Zum Trinken wählen wir ein Glas Rosé, den Flower Power, der mit seinem fruchtigen Aroma perfekt zum Sommerabend passt. Mein Mann entscheidet sich für einen Roten, den Predappio Sangiovese, der allerdings so kalt serviert wird, dass er sein Glas zunächst eine Viertelstunde mit den Händen wärmen muss. Nachher mundet der Wein.

Der Kellner bleibt uns gegenüber reserviert. Als er noch zwei Gläser für das Mineralwasser nachreichen muss, landen die mit einem Knall auf unserem Tisch.

Wir konzentrieren uns lieber auf unsere Hauptspeisen: Meine Dorade ist gut.
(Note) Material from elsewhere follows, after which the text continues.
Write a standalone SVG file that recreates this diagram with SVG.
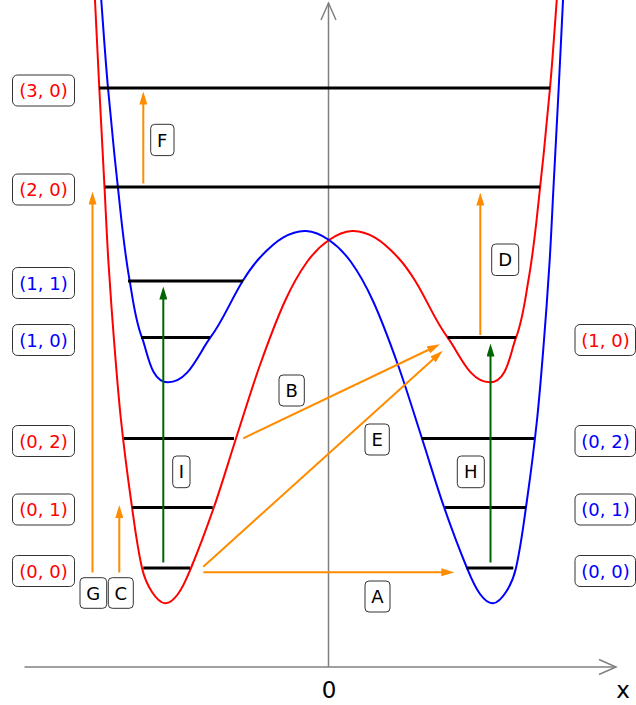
<svg xmlns="http://www.w3.org/2000/svg" width="636" height="705" viewBox="0 0 636 705">
<style>
.ax{stroke:#808080;stroke-width:1.5;fill:none}
.lv{stroke:#000;stroke-width:3}
.box{fill:#fff;stroke:#333;stroke-width:1}
.t{font-family:"DejaVu Sans",sans-serif;font-size:18px;text-anchor:middle}
.r{fill:#ff0000}.b{fill:#0000ff}.k{fill:#000}
.ao{stroke:#ff8c00;stroke-width:2;fill:none;marker-end:url(#ho)}
.ag{stroke:#006400;stroke-width:2;fill:none;marker-end:url(#hg)}
</style>
<defs>
<marker id="ho" viewBox="0 0 13 8" refX="5" refY="4" markerWidth="13" markerHeight="8" markerUnits="userSpaceOnUse" orient="auto"><path d="M0,0 L13,4 L0,8 z" fill="#ff8c00"/></marker>
<marker id="hg" viewBox="0 0 13 8" refX="5" refY="4" markerWidth="13" markerHeight="8" markerUnits="userSpaceOnUse" orient="auto"><path d="M0,0 L13,4 L0,8 z" fill="#006400"/></marker>
<path id="pot" fill="none" stroke-width="2" d="M94.5,-10 C96.1,22.67 97.64,55.33 99.3,88 C100.98,121.01 102.77,154 104.5,187 C105.78,211.34 106.79,235.68 108.3,260 C109.96,286.68 111.89,313.35 114,340 C116.12,366.69 118.17,393.38 121,420 C123.84,446.72 127.23,473.4 131,500 C134.23,522.73 136.89,545.62 142,568 C143.93,576.45 147.27,584.74 152,592 C155.13,596.81 159.28,602.86 165,603.3 C170.31,603.71 174.84,598.29 178,594 C183.75,586.2 187.3,576.95 191,568 C199.31,547.92 206.87,527.53 214,507 C221.87,484.35 228.61,461.31 236,438.5 C243.94,413.99 251.35,389.28 260,365 C267.69,343.43 275.49,321.83 285,301 C291.2,287.42 298.27,274.11 307,262 C313.07,253.59 320.46,245.88 329,240 C335.78,235.33 343.78,231.43 352,231 C359.97,230.58 368.09,233.62 375,237.6 C383.79,242.66 391.1,250.07 398,257.5 C404.62,264.63 410.18,272.73 415.3,281 C426.77,299.5 434.78,320.18 447.7,337.7 C459.86,354.19 469.51,382.3 490,382.3 C507.21,382.3 509.91,353.8 516,337.7 C522.84,319.61 524.97,300.05 528.3,281 C531.84,260.79 534.31,240.39 536.6,220 C541.54,176.05 546,132.05 550,88 C552.96,55.37 555,22.67 557.5,-10"/>
</defs>
<g id="axes">
<line class="ax" x1="24.5" y1="667" x2="616" y2="667"/>
<path class="ax" d="M599,659.5 L616,667 L599,674.5"/>
<line class="ax" x1="328.5" y1="667" x2="328.5" y2="3"/>
<path class="ax" d="M321,20 L328.5,3 L336,20"/>
<text class="t k" x="329" y="698" style="font-size:23px">0</text>
<text class="t k" x="623" y="698" style="font-size:23px">x</text>
</g>
<g id="curves">
<use href="#pot" stroke="#ff0000"/>
<use href="#pot" stroke="#0000ff" transform="translate(658,0) scale(-1,1)"/>
</g>
<g id="levels">
<line class="lv" x1="99" y1="88" x2="550" y2="88"/>
<line class="lv" x1="105" y1="187" x2="540" y2="187"/>
<line class="lv" x1="128" y1="281" x2="243" y2="281"/>
<line class="lv" x1="141" y1="337.5" x2="210" y2="337.5"/>
<line class="lv" x1="447.7" y1="337.5" x2="516" y2="337.5"/>
<line class="lv" x1="124" y1="438.5" x2="234" y2="438.5"/>
<line class="lv" x1="132.3" y1="507.5" x2="212.7" y2="507.5"/>
<line class="lv" x1="143.3" y1="568" x2="190" y2="568"/>
<line class="lv" x1="421.7" y1="438.5" x2="534" y2="438.5"/>
<line class="lv" x1="445" y1="507.5" x2="526" y2="507.5"/>
<line class="lv" x1="466.7" y1="568" x2="513.3" y2="568"/>
</g>
<g id="connectors">
<line class="ao" x1="143.3" y1="183.5" x2="143.3" y2="99.5"/>
<line class="ao" x1="92.5" y1="572.5" x2="92.5" y2="199.5"/>
<line class="ao" x1="119.3" y1="572.5" x2="119.3" y2="513"/>
<line class="ao" x1="480.3" y1="335" x2="480.3" y2="200.5"/>
<line class="ao" x1="203.3" y1="572.3" x2="446.3" y2="572.3"/>
<line class="ao" x1="243.3" y1="438.3" x2="432.8" y2="347.75"/>
<line class="ao" x1="203.3" y1="566.7" x2="436.76" y2="356.06"/>
<line class="ag" x1="163.3" y1="562.5" x2="163.3" y2="294.5"/>
<line class="ag" x1="490.5" y1="562.5" x2="490.5" y2="351.5"/>
</g>
<g id="state-30"><rect class="box" x="12.5" y="75" width="62" height="31" rx="5"/><text class="t r" x="43.5" y="97">(3, 0)</text></g>
<g id="state-20"><rect class="box" x="12.5" y="174" width="62" height="31" rx="5"/><text class="t r" x="43.5" y="196">(2, 0)</text></g>
<g id="state-11"><rect class="box" x="12.5" y="267.5" width="62" height="31" rx="5"/><text class="t b" x="43.5" y="289.5">(1, 1)</text></g>
<g id="state-10-left"><rect class="box" x="12.5" y="324.5" width="62" height="31" rx="5"/><text class="t b" x="43.5" y="346.5">(1, 0)</text></g>
<g id="state-02-left"><rect class="box" x="12.5" y="425.5" width="62" height="31" rx="5"/><text class="t r" x="43.5" y="447.5">(0, 2)</text></g>
<g id="state-01-left"><rect class="box" x="12.5" y="494" width="62" height="31" rx="5"/><text class="t r" x="43.5" y="516">(0, 1)</text></g>
<g id="state-00-left"><rect class="box" x="12.5" y="555.5" width="62" height="31" rx="5"/><text class="t r" x="43.5" y="577.5">(0, 0)</text></g>
<g id="state-10-right"><rect class="box" x="575" y="324.5" width="60.5" height="31" rx="5"/><text class="t r" x="605.5" y="346.5">(1, 0)</text></g>
<g id="state-02-right"><rect class="box" x="575" y="425.5" width="60.5" height="31" rx="5"/><text class="t b" x="605.5" y="447.5">(0, 2)</text></g>
<g id="state-01-right"><rect class="box" x="575" y="494" width="60.5" height="31" rx="5"/><text class="t b" x="605.5" y="516">(0, 1)</text></g>
<g id="state-00-right"><rect class="box" x="575" y="555.5" width="60.5" height="31" rx="5"/><text class="t b" x="605.5" y="577.5">(0, 0)</text></g>
<g id="label-F"><rect class="box" x="150.7" y="124.3" width="23.3" height="31.3" rx="4"/><text class="t k" x="162.3" y="146.5">F</text></g>
<g id="label-D"><rect class="box" x="491.7" y="244" width="27" height="31.5" rx="4"/><text class="t k" x="505.2" y="266.3">D</text></g>
<g id="label-B"><rect class="box" x="279" y="375" width="25.3" height="31" rx="4"/><text class="t k" x="291.7" y="397">B</text></g>
<g id="label-E"><rect class="box" x="365" y="424" width="24.3" height="31" rx="4"/><text class="t k" x="377.2" y="446">E</text></g>
<g id="label-I"><rect class="box" x="172.7" y="456" width="17.3" height="31.7" rx="4"/><text class="t k" x="181.3" y="478.3">I</text></g>
<g id="label-H"><rect class="box" x="457.3" y="456" width="27" height="31.7" rx="4"/><text class="t k" x="470.8" y="478.3">H</text></g>
<g id="label-G"><rect class="box" x="80" y="577.7" width="26.7" height="30.6" rx="4"/><text class="t k" x="93.3" y="599.5">G</text></g>
<g id="label-C"><rect class="box" x="108.3" y="577.7" width="25" height="30.6" rx="4"/><text class="t k" x="120.8" y="599.5">C</text></g>
<g id="label-A"><rect class="box" x="365" y="581" width="25" height="31" rx="4"/><text class="t k" x="377.5" y="603">A</text></g>
</svg>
Fein ergänzt mit ein paar Kräutern und ein paar Tropfen Olivenöl, dazu die schön gegrillte Auswahl aus zweifarbigen Peperoni, Zucchetti und Auberginen. Eine leichte Speise für einen Sommerabend.

Mediterrane Kochkunst: Dorade und Gemüse vom Grill
Mediterrane Kochkunst: Dorade und Gemüse vom Grill

Der Teller meines Mannes, auf dem vier Kalbsschnitzel liegen, bestückt mit etwas Rohschinken und frischem Salbei, besticht zunächst einmal durch die schiere Grösse der Portion. Dabei fällt auf, dass es die Küche auch etwas zu gut gemeint hat mit der Sauce, in der das Fleisch mit dem Schinken schier unterzugehen droht. Mein Mann hätte es lieber etwas weniger üppig und dafür knuspriger gehabt. Seine Pommes Frites sind jedoch prima.

Saltimbocca: das Fleisch ertrinkt in der Sauce und der Schinken gleich mit
Saltimbocca: das Fleisch ertrinkt in der Sauce und der Schinken gleich mit

Inzwischen hat sich eine sehr freundliche Kellnerin unseres Tischs angenommen, uns noch mehr Pizzabrötchen angeboten, was wir schweren Herzens ablehnen (die Pfunde!), und eine Decke, die wir mit Freude annehmen, weil es zusehends kühler wird.

Zum Dessert teilen wir uns ein Tiramisu: klassisch gut, hübsch dekoriert mit einigen Himbeeren und einer Physalis, leider ohne den Zusatzkick, den ein paar kräftige Tropfen Amaretto, Rum oder Grand Marnier der Süssspeise zu geben vermögen.

Tiramisu: hübsch klassisch, aber ohne Kick
Tiramisu: hübsch klassisch, aber ohne Kick

Wir zahlen knapp 170 Franken. Unsere grossen Erwartungen wurden nicht ganz erfüllt. Das nächste Mal werden wir es mit einer Pizza versuchen.